Nitekim bu karşı milliyetçilik akımı varlığını Türk-İslam ittihadı ile, diğer bir deyişle yayılmacı Turan ülküsü ile şekillendirdiği için, 100 yıllık bir zaman diliminde hem Ermeniler hem de onlarla birlikte benzer bir aydınlanma süreci yaşayan halklar imha edildiler.
Osmanlı İmparatorluğu’nun Müslümanlaşmış halklarından Lazlar, Gürcüler, Hemşinliler, Abhaz, Kabartay gibi Çerkes boyları ise yukarda anılan ittihadın nimetlerinden yararlanmak üzere gönüllü bir şekilde asimile oldular.
Asimilasyona direnen Dersimlilere, Alevilere ve Kürtlerin devrimci kesimlerine karşı hayata geçirilen operasyonlar da henüz tarihe mal olmadılar, aksine tüm hızıyla günümüze kadar sürüyor.
Bu notlar hem Yeni Yaşam okurları hem de bu sütunun takipçileri için bilinmeyen şeyler değil.
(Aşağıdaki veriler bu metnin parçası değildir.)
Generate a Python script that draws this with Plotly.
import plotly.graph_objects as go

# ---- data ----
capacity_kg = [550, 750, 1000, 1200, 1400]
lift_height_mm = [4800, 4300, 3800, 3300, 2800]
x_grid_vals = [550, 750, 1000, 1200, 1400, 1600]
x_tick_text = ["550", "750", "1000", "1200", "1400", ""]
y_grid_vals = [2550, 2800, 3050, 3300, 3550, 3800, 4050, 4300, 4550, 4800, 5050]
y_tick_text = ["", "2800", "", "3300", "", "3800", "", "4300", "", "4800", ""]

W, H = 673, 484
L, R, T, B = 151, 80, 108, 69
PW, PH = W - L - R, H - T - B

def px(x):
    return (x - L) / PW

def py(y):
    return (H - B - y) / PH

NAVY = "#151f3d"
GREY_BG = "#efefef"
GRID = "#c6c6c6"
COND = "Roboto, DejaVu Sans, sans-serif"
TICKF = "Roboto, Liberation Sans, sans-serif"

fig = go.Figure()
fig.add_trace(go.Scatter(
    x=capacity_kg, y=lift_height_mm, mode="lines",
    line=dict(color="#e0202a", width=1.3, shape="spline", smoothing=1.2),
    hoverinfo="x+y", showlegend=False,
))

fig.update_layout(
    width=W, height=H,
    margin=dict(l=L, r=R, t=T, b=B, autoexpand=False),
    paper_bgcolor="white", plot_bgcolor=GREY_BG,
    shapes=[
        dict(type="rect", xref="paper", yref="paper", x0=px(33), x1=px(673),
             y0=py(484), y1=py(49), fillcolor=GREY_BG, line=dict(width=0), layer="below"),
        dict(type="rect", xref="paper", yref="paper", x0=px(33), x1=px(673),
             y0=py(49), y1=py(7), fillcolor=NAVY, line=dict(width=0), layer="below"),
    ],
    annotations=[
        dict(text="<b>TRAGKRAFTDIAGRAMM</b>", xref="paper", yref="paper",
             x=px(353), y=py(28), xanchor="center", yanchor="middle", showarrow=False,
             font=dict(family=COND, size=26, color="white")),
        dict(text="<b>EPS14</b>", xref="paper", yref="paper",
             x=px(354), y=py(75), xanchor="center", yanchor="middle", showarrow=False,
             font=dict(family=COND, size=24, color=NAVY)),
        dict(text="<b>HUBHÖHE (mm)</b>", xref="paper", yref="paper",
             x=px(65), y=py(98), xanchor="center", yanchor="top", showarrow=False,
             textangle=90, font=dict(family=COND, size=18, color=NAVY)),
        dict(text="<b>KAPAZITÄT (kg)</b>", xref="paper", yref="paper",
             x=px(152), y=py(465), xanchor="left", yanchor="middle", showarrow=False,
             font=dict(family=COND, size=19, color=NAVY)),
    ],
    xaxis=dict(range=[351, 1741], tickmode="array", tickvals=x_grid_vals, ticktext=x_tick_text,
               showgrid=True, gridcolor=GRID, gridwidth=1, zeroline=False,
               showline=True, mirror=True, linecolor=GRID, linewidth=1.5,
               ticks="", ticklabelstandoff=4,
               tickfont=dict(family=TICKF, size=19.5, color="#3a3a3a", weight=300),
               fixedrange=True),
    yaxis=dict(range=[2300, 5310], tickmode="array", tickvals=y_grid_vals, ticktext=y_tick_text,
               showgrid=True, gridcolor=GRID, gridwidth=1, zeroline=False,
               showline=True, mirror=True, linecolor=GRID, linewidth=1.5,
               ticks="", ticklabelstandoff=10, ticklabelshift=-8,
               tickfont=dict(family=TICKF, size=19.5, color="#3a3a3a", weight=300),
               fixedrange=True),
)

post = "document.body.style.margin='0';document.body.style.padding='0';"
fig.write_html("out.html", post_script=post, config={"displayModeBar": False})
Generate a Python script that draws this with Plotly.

Yine de böyle bir yazı yazılmasının esbabımucibesine gelirsek, geçen hafta boyunca gazete manşetlerini anımsamakta fayda var. Cumhurbaşkanının Fırat’ın doğusuna yönelik bir askeri harekâtın hazırlıklarını duyurmasından sonra Türkiye medyası tek sesli bir koro halinde yeniden savaş çığırtkanlığına girişti.
Kendi bakış açısı içinde son derece anlaşılır bir gerekçe var orta yerde. 19. yüzyılda Ermeni ulusal bilinci kendisini çevreleyen halklardan çok daha yoğun bir aydınlanma yaşamış, bedelini de ağır bir şekilde ödemişti. Şimdilerde ise yeni yeni oluşmaya başlayan Kürt uluslaşması, kendini çevreleyen halklardan çok ötede, onları çok aşan bir siyasi uyanış yaşamakta.
Post Sovyet dünya konumlanmasında sadece Kürt coğrafyası için değil, bütün bir bölge ve Ortadoğu için en gerçekçi, en barışçı, katılımcı bir demokrasi modeli öneren Kürt siyaseti, son derece sınırlı olanaklarla görünür olduğu oranda heyecan yaratma gücüne sahip. En önemlisi de 80’li yıllardan beri terennüm edilen globalizmin yol açtığı mikro milliyetçiliklerin çatışmacı siyasetine karşı özellikle Rojava anayasasında ifadesini bulan bir arada yaşama önermeleri ile pek çok derde deva olabilecek bir özelliğe sahip. Bu yüzden de çok yönlü bir ihanetin hedefinde.
Ulusların uyanışı, kendilerini çevreleyen unsurların önüne geçtiğinde felaketlere yol açabilir. Ermeniler 100 yıl önce bunu acı bir şekilde deneyimledi. Kürtler ise bu deneyimi de bilerek kimseden medet ummadan, öz bilinçleri ve özgüvenleri ile yürümek zorundalar.